19 thoughts on “Reverse-Engineering A Two-Wire LED Strip Protocol

  1. Not surprising to see this kind of thing in the wild, it’s been around a long time! A few years back I used a powerline-based ethernet plug that had 2 units which you’d connect to 2 outlets in a house to make a temporary ethernet connection. It was always a little spotty, but if I recall correctly, it was party of a larger design by some power company that was sold as a larger system. I personally don’t expect much progress on that front unless we start designing buildings’ power “grids” (nets?) to have better RF characteristics.

    1. Temporary? Ha! My dad has had a set of powerline ethernet adapters in his home for at least a decade now. The old walls block WiFi signals extremely well so this was the only way to get his office connected to the network without needing to run new wiring. The current generation of powerline ethernet adapters are actually pretty fast and stable.

    2. Just hope you don’t have any ham-radio operators around when you use those things. The amount of noise they produce on the radio band is atrocious. And power wires make a great antenna.

  2. Some are even simpler: the Bunnings LEDs are strings of anti-parallel LEDs… pass the current one way, you get the red and amber LEDs illuminating, pass the current the other, and the green and blue LEDs illuminate. PSU does PWM with a ~60V P-P waveform.

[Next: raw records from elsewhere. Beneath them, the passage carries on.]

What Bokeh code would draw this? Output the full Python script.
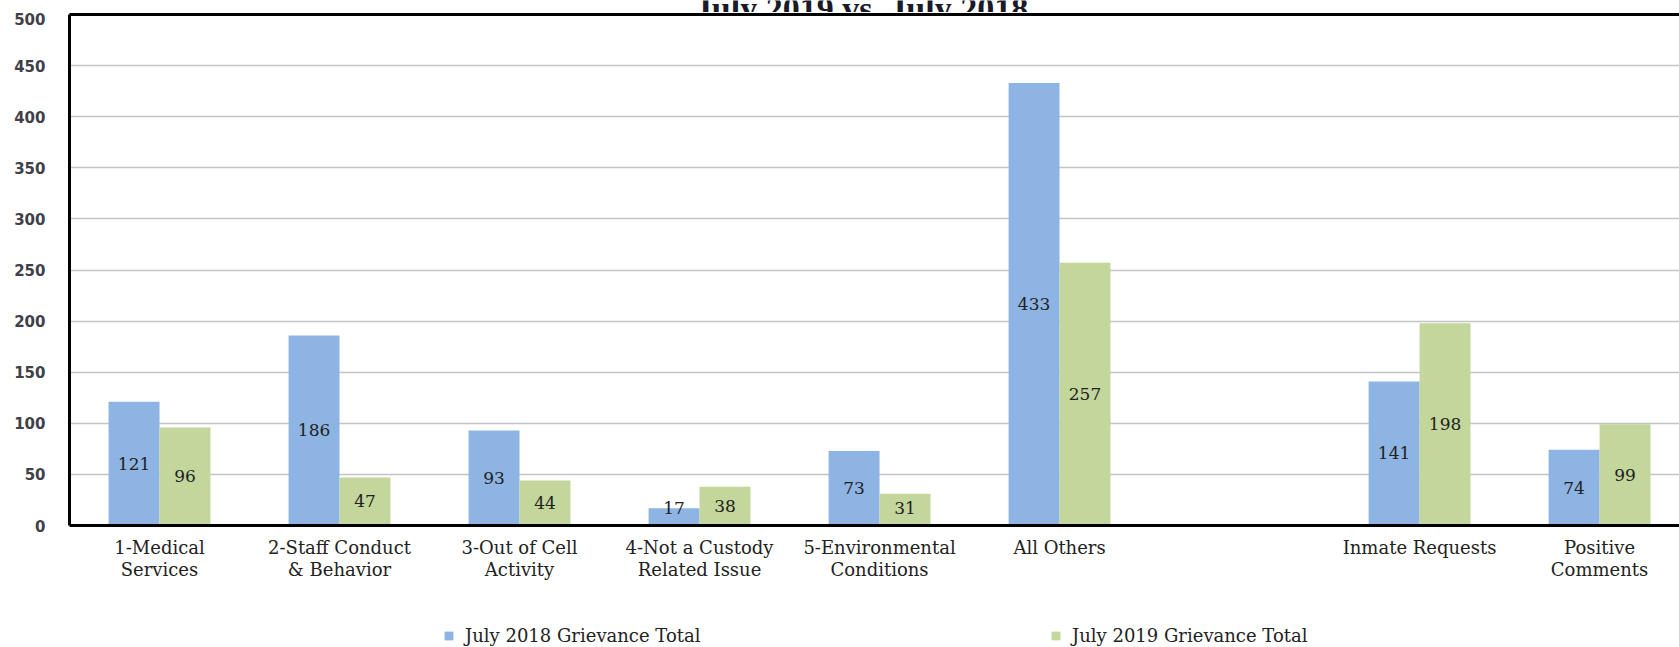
from bokeh.plotting import figure
from bokeh.layouts import column
from bokeh.models import (Range1d, LinearAxis, FixedTicker, SingleIntervalTicker,
                          Legend, LegendItem, Label, ColumnDataSource, Grid)
from bokeh.core.properties import value
from bokeh.embed import file_html
from bokeh.resources import INLINE

# ---- data ----
categories = ["1-Medical\nServices", "2-Staff Conduct\n& Behavior", "3-Out of Cell\nActivity",
              "4-Not a Custody\nRelated Issue", "5-Environmental\nConditions", "All Others",
              "", "Inmate Requests", "Positive\nComments"]
july_2018 = [121, 186, 93, 17, 73, 433, 141, 74]
july_2019 = [96, 47, 44, 38, 31, 257, 198, 99]
series_names = ["July 2018 Grievance Total", "July 2019 Grievance Total"]
title_text = "July 2019 vs. July 2018"
y_ticks_interval = 50

positions = [i for i, c in enumerate(categories) if c]

BLUE = "#8EB4E3"
GREEN = "#C3D69B"
bar_w = 0.283
serif = "DejaVu Serif"
X_RANGE = (-0.5, 8.444)

# ---- title strip (title is cut off at the top, as in the reference) ----
t_fig = figure(width=1679, height=12, output_backend="svg", toolbar_location=None,
               x_range=Range1d(*X_RANGE), y_range=Range1d(0, 1),
               min_border_left=69, min_border_right=0, min_border_top=0, min_border_bottom=0,
               x_axis_type=None, y_axis_type=None)
t_fig.outline_line_color = None
t_fig.add_layout(Label(x=792, y=4, x_units="screen", y_units="screen", text=title_text,
                       text_align="center", text_baseline="alphabetic",
                       text_font="Liberation Serif", text_font_style="bold",
                       text_font_size="34px", text_color="#1a1a28"))

# ---- main chart ----
p = figure(width=1679, height=588, output_backend="svg", toolbar_location=None,
           x_range=Range1d(*X_RANGE), y_range=Range1d(0, 500),
           min_border_left=69, min_border_right=0, min_border_top=2, min_border_bottom=75,
           x_axis_type=None, y_axis_type=None)
p.outline_line_color = None
p.background_fill_color = "white"
p.border_fill_color = "white"

yaxis = LinearAxis(ticker=SingleIntervalTicker(interval=y_ticks_interval))
yaxis.axis_line_width = 3
yaxis.axis_line_color = "black"
yaxis.major_tick_line_color = None
yaxis.minor_tick_line_color = None
yaxis.major_tick_out = 0
yaxis.major_label_standoff = 20
yaxis.major_label_text_font = "DejaVu Sans"
yaxis.major_label_text_font_style = "bold"
yaxis.major_label_text_font_size = "15px"
yaxis.major_label_text_color = "#404048"
p.add_layout(yaxis, "left")

p.add_layout(Grid(dimension=1, ticker=yaxis.ticker, grid_line_color="#c4c4c4",
                  grid_line_width=1.5))

xaxis = LinearAxis(ticker=FixedTicker(ticks=positions))
xaxis.major_label_overrides = {i: categories[i] for i in positions}
xaxis.axis_line_width = 3
xaxis.axis_line_color = "black"
xaxis.major_tick_line_color = None
xaxis.minor_tick_line_color = None
xaxis.major_tick_out = 0
xaxis.major_label_standoff = 11
xaxis.major_label_text_font = serif
xaxis.major_label_text_font_size = "18px"
xaxis.major_label_text_color = "#222222"
xaxis.major_label_text_line_height = 1.08
p.add_layout(xaxis, "below")

# top frame line
top = LinearAxis(ticker=FixedTicker(ticks=[]))
top.axis_line_width = 3
top.axis_line_color = "black"
top.major_tick_line_color = None
top.minor_tick_line_color = None
top.major_tick_out = 0
top.minor_tick_out = 0
top.major_label_standoff = 0
top.major_label_text_font_size = "0px"
p.add_layout(top, "above")

src18 = ColumnDataSource(dict(x=[x - bar_w / 2 for x in positions], top=july_2018,
                              ly=[max(v / 2, 17.5) for v in july_2018],
                              t=[str(v) for v in july_2018]))
src19 = ColumnDataSource(dict(x=[x + bar_w / 2 for x in positions], top=july_2019,
                              ly=[max(v / 2, 17.5) for v in july_2019],
                              t=[str(v) for v in july_2019]))
p.vbar(x="x", top="top", bottom=0, width=bar_w, source=src18, fill_color=BLUE, line_color=None)
p.vbar(x="x", top="top", bottom=0, width=bar_w, source=src19, fill_color=GREEN, line_color=None)

for s in (src18, src19):
    p.text(x="x", y="ly", text="t", source=s, text_align="center", text_baseline="middle",
           text_font=value(serif), text_font_size="17px", text_color="#222222")

# ---- legend strip below the chart (key renderers lie outside its range) ----
lg_fig = figure(width=1679, height=47, output_backend="svg", toolbar_location=None,
                x_range=Range1d(*X_RANGE), y_range=Range1d(-2, -1),
                min_border_left=69, min_border_right=0, min_border_top=0, min_border_bottom=0,
                x_axis_type=None, y_axis_type=None)
lg_fig.outline_line_color = None
k18 = lg_fig.vbar(x="x", top="top", bottom=0, width=1e-6, source=src18,
                  fill_color=BLUE, line_color=None)
k19 = lg_fig.vbar(x="x", top="top", bottom=0, width=1e-6, source=src19,
                  fill_color=GREEN, line_color=None)

for r, name, loc in ((k18, series_names[0], (374, 1)), (k19, series_names[1], (981, 1))):
    lg = Legend(items=[LegendItem(label=name, renderers=[r])], location=loc,
                orientation="horizontal", glyph_width=11, glyph_height=11,
                label_standoff=11, label_height=18, padding=0, margin=0,
                border_line_color=None, background_fill_alpha=0,
                label_text_font=serif, label_text_font_size="18px",
                label_text_color="#222222")
    lg_fig.add_layout(lg, "center")

layout = column(t_fig, p, lg_fig, spacing=0)
open("out.html", "w").write(file_html(layout, INLINE))
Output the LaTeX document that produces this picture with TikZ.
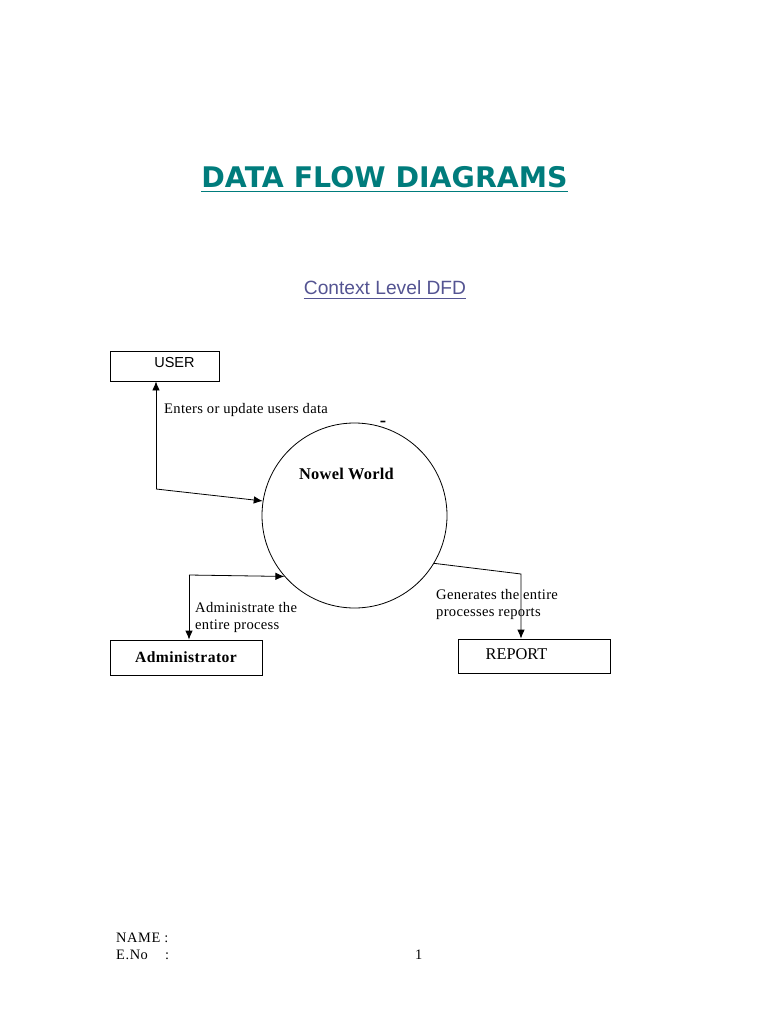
\documentclass[tikz,border=0pt]{standalone}
\usepackage{fontspec}
\setmainfont{Liberation Serif}
\newfontfamily\arialfont{Liberation Sans}
\newfontfamily\verdfont{DejaVu Sans}
\usetikzlibrary{arrows.meta}

\definecolor{titleteal}{RGB}{0,124,124}
\definecolor{ctxblue}{RGB}{84,84,146}

\tikzset{
    entity/.style={draw, line width=0.8pt, inner sep=0pt},
    flow/.style={line width=0.8pt, -{Latex[length=9pt,width=7.5pt]}},
    note/.style={font=\fontsize{14.6}{17}\selectfont\addfontfeature{LetterSpace=2}, align=left, anchor=west, inner sep=0pt}
}

\begin{document}
\begin{tikzpicture}[x=1pt, y=-1pt]
    \useasboundingbox (0,0) rectangle (768,1024);

    % headings
    \node[text=titleteal, inner sep=0pt, font=\verdfont\bfseries\fontsize{28.4}{32}\selectfont] (title) at (384.5,177) {DATA FLOW DIAGRAMS};
    \draw[titleteal, line width=1.3pt] ([yshift=-4pt]title.base west) -- ([yshift=-4pt]title.base east);
    \node[text=ctxblue, inner sep=0pt, font=\arialfont\fontsize{19.2}{22}\selectfont] (ctx) at (385,288) {Context Level DFD};
    \draw[ctxblue, line width=0.9pt] ([yshift=-3.5pt]ctx.base west) -- ([yshift=-3.5pt]ctx.base east);

    % entities and process
    \node[entity, minimum width=109pt, minimum height=30pt] (user) at (164.5,366) {};
    \node[font=\arialfont\fontsize{14.5}{17}\selectfont, inner sep=0pt] (usertxt) at (174.5,363) {USER};
    \node[entity, minimum width=152pt, minimum height=35pt, font=\bfseries\fontsize{15.6}{18}\selectfont\addfontfeature{LetterSpace=3}] (admin) at (186,657.5) {Administrator};
    \node[entity, minimum width=152pt, minimum height=34pt] (report) at (534,656) {};
    \node[font=\fontsize{16.4}{18}\selectfont, inner sep=0pt] (reporttxt) at (516.5,654) {REPORT};
    \node[draw, circle, line width=0.8pt, minimum size=185pt, inner sep=0pt] (nowel) at (354.5,515.5) {};
    \node[font=\bfseries\fontsize{16.4}{18}\selectfont\addfontfeature{LetterSpace=1.5}, inner sep=0pt] (noweltxt) at (346.5,474) {Nowel World};
    \node[font=\bfseries\fontsize{19}{19}\selectfont, inner sep=0pt] (mark) at (383,424) {-};

    % data flows
    \coordinate (ubend) at (156,489);
    \coordinate (abend) at (189,575);
    \coordinate (rbend) at (521,574);
    \draw[flow] (ubend) -- (user.south -| ubend);
    \draw[flow] (ubend) -- (nowel.171);
    \draw[flow] (abend) -- (admin.north -| abend);
    \draw[flow] (abend) -- (nowel.221);
    \draw[flow] (nowel.-31) -- (rbend) -- (report.north -| rbend);

    \node[note] (userflow) at (164,410) {Enters or update users data};
    \node[note] (adminflow) at (195,617.5) {Administrate the\\entire process};
    \node[note] (reportflow) at (436,604.5) {Generates the entire\\processes reports};

    % footer
    \node[note, font=\fontsize{14.4}{17}\selectfont\addfontfeature{LetterSpace=4}] (name) at (116,938) {NAME :};
    \node[note, font=\fontsize{14.4}{17}\selectfont\addfontfeature{LetterSpace=4}] (eno) at (116,955) {E.No\hspace{1.2em}:};
    \node[note, font=\fontsize{14.4}{17}\selectfont] (page) at (415,955) {1};
\end{tikzpicture}
\end{document}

    1. heh, data over the power line, or power over the data line? i know dallas 1-wire from the context of temperature sensors (DS18B20). they can operate in a 3-wire mode (pwr, gnd, data) or a 2-wire mode (gnd, data with parasitic power). the thing is, the way a client speaks to the host is by pulling the data line low, so the host has to have a very weak pull-up, which can’t provide much power. so to power the device during the (relatively) high current ADC sampling phase, if it doesn’t have a separate power line then host has to pull the data line high with a high-current supply. so the host has 3 levels for the data line: data low (pulled down), data high (weak pull up) and power high (strong pull up).

      i haven’t done it but i think the more ubiquitous id tag dallas 1-wire devices don’t have any power needs so they just need the data low / data high driver.

      1. Yes and it’s full duplex to, not bad for old tech lol.

        Digital single duplex is easy with some resistors and an analog input.

        Full duplex can work the same but you probably wand to include some op-amps and filtering for high (non-RF) bandwidths.

        And if you want to go RF then it’s power over antenna wires.

  3. A somehow related question. Does anyone know what are those wires called? I’d like to buy some thin wire with transparent… well… coating? insulation? enamel? Generally any wire that doesn’t draw too much attention when stuck onto furniture, corner of the wall, etc. I failed to find it on eBay and AliExpress, but I must be using wrong keywords. Anyone?

      1. I had already tried enameled and magnet wire and I only found different shades of brown. Bell wire seems to be mostly red and white twisted pair. The wires from a LED string I have are tinned copper wire (around AWG36) covered in some transparent insulator, just like the one in the article picture. But when I look for transparent enameled wires or transparent magnet wires, I only get AWG28 stranded wires in thick insulation :-(

        1. Kynar is wire-wrapping wire, and I can’t recall ever seeing any with clear insulation, only translucent. Kynar is also silver colored when stripped, but these wires are thicker and copper colored. Clearly you’ve never seen these type of LEDs in person. I usually find them attached to a small battery case, but this is the first I’ve heard of them having a 1-wire protocol.

          The only thing I’ve been able to guess is maybe the insulation is more of the resin that encases the LEDs, and that they dip the whole thing during manufacture.